Santi Amodeo nos regala en El cielo de los animales un sueño abstracto de existencias a la deriva, una colección de relatos entrelazados por la pérdida y el desconcierto, donde lo real y lo onírico conviven con la naturalidad de un susurro al oído. Si tuviese que definir esta cinta en pocas palabras, diría que es una rara avis que engatusa por la fantasía de su esencia. Adaptando libremente los relatos de David James Poissant, el director sevillano americaniza su tierra para transmitirnos parte de las emociones de los cuentos originales en un universo fílmico extraño y cautivador, donde cada fotograma es una búsqueda y cada encuadre, un enigma.
La magia del celuloide
Como es habitual en el cine de Santi Amodeo, El cielo de los animales está rodada en celuloide 16 mm reversible -500T + Ektachrome. Gracias a esto, la película hereda la rugosidad y calidez que ya habíamos visto en Las gentiles. La fotografía de Leo Hermo, empleando una llamativa textura granulada y colores camaleónicos propios de lo analógico, refuerza la sensación de un mundo a medio camino entre el recuerdo y la pesadilla. Como si el tiempo estuviera atrapado en una película casera demasiado frágil para resistir el peso de la memoria. Este tratamiento visual no es un simple artificio nostálgico: es la clave para entender el tono de la película, su sensación de inminencia, de que algo está a punto de suceder sin que nunca llegue a hacerlo del todo.
Una evolución natural
En ese espacio de incertidumbre, las interpretaciones de África de la Cruz y Paula Díaz brillan con una evolución que parece ir de la mano del propio cine de Amodeo. Ambas, ya destacadas en Las gentiles, aportan a sus personajes una mezcla de vulnerabilidad y fuerza que, lejos de ser solo un rasgo dramático, se convierte en una forma de estar en el mundo. En especial, África encarna a una Vega que bascula entre la compasión y la sumisión, atrapada en la espiral paranoica de Darío, su pareja, también interpretado de sobresaliente por Claudio Portalo. Paula Díaz, por su parte, dota a Amanda de un misticismo desconcertante, como si su personaje flotara sobre la realidad sin pertenecer del todo a ella.

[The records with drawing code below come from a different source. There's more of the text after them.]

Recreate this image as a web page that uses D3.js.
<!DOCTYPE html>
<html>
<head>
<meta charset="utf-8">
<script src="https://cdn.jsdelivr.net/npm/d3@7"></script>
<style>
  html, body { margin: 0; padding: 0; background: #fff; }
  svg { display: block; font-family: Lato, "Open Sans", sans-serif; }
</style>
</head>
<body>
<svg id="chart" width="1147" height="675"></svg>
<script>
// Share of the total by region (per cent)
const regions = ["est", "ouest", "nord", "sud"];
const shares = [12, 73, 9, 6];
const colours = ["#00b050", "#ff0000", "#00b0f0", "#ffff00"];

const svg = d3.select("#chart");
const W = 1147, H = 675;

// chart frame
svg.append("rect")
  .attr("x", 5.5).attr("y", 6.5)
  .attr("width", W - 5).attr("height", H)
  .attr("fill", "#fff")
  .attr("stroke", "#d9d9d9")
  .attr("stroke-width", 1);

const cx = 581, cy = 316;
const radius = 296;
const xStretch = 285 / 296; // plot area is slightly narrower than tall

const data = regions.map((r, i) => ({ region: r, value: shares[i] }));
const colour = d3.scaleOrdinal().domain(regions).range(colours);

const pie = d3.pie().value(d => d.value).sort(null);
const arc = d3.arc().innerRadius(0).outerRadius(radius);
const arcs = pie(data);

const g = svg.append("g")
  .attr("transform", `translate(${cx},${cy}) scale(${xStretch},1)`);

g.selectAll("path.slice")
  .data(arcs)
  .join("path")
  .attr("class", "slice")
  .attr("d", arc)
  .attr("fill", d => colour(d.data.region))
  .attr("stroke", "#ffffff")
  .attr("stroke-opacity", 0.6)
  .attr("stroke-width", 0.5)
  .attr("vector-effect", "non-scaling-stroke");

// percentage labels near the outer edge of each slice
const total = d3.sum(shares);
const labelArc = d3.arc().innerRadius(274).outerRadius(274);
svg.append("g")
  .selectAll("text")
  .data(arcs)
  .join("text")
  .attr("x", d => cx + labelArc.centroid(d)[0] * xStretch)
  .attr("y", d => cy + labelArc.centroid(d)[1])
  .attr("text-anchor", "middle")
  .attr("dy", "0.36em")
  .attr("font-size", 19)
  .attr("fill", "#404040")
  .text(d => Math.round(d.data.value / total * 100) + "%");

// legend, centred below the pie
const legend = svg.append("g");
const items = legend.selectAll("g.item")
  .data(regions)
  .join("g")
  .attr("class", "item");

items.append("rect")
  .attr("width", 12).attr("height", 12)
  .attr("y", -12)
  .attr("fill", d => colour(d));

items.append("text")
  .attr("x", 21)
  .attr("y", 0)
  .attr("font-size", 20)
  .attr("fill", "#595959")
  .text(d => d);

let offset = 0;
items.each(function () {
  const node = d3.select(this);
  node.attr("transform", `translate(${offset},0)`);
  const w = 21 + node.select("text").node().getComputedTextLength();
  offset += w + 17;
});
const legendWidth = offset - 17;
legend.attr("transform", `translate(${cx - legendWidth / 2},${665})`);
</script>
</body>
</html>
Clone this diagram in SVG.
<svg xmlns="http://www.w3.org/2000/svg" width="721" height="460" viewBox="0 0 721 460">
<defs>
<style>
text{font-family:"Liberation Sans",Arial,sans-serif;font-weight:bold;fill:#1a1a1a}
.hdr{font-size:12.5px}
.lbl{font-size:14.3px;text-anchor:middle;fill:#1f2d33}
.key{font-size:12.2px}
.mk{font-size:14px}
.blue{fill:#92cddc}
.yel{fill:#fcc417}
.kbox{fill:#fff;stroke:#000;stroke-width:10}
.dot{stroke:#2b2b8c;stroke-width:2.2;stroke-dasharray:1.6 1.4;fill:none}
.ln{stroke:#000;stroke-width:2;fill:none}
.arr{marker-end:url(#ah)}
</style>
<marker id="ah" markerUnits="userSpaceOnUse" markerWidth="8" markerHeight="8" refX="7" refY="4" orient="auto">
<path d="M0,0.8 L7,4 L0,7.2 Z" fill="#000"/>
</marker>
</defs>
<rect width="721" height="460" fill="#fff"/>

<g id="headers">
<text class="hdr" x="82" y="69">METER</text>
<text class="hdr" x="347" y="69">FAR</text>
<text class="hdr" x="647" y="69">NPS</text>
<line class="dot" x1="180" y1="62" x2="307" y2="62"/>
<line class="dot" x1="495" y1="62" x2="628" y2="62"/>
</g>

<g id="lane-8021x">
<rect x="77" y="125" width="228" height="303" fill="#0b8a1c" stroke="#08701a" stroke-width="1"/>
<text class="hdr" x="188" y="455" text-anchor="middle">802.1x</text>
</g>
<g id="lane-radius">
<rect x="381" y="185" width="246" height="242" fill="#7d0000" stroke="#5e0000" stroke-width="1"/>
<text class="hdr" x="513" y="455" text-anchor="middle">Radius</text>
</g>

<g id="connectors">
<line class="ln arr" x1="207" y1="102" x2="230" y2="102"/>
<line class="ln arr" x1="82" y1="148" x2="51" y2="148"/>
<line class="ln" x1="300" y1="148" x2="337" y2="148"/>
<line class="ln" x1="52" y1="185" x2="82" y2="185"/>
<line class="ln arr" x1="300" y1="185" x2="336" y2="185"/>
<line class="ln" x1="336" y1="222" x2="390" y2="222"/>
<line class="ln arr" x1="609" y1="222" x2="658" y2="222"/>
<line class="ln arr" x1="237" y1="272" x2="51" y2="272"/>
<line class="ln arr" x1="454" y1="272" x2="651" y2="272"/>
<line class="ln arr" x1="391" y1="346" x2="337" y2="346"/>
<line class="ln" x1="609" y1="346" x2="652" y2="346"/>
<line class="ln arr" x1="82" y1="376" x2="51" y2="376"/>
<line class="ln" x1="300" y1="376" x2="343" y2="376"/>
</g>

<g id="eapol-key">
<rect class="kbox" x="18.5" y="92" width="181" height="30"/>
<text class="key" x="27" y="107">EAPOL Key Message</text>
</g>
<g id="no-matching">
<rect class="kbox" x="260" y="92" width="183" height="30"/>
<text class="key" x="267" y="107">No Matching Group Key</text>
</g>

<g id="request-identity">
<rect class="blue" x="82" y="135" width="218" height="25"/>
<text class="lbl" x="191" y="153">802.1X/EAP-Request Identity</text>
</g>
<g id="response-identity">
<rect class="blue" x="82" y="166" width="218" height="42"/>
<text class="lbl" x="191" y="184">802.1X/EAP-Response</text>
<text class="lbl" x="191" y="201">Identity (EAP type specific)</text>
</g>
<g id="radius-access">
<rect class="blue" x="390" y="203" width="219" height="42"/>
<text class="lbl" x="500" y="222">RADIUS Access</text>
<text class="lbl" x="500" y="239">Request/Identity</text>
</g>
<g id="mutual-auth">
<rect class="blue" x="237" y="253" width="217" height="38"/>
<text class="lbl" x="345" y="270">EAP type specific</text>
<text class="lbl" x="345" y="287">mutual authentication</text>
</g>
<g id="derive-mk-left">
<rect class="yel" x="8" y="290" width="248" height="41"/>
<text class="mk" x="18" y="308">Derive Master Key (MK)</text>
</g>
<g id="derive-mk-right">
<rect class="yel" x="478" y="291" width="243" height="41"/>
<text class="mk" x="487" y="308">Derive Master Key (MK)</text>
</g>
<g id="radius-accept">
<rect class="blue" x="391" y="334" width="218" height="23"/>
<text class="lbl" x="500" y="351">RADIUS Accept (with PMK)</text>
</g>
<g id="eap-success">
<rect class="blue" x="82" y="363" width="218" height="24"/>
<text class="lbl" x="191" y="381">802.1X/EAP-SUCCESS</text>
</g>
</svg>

La sensación continua de pérdida
Narrativamente, la película se construye como un puzle de historias que avanzan y retroceden, entrecruzándose sin la necesidad de resolver sus enigmas. Amodeo no ofrece certezas ni explicaciones: nos sumerge en una atmósfera necesaria donde la lógica se pliega sobre sí misma y donde la pérdida es un estado continuo. Los personajes parecen condenados a un perpetuo desajuste con la realidad, ya sea en el refugio de Darío y Vega, en la relación casi irreal entre Diego y Amanda, o en la búsqueda de una verdad familiar que nunca termina de revelarse en la historia del Hombre Lagarto. De este relato, además, lo mejor es no revelar nada.
Habitar la pérdida
Es quizás este desconcierto constante, la mayor fortaleza del filme y, a la vez, su mayor desafío para el espectador. Como en los cuentos de Carver, aquí lo importante no es la historia en sí, sino los ecos que deja en quienes la atraviesan. El cielo de los animales no es una película fácil de asimilar, ni está concebida para agradar a todos, pero en esa indefinición radica su fuerza. Porque la pérdida, al final, no es más que una variación de la incertidumbre. Y Santi Amodeo, con su cine, nos invita a habitarla sin miedo.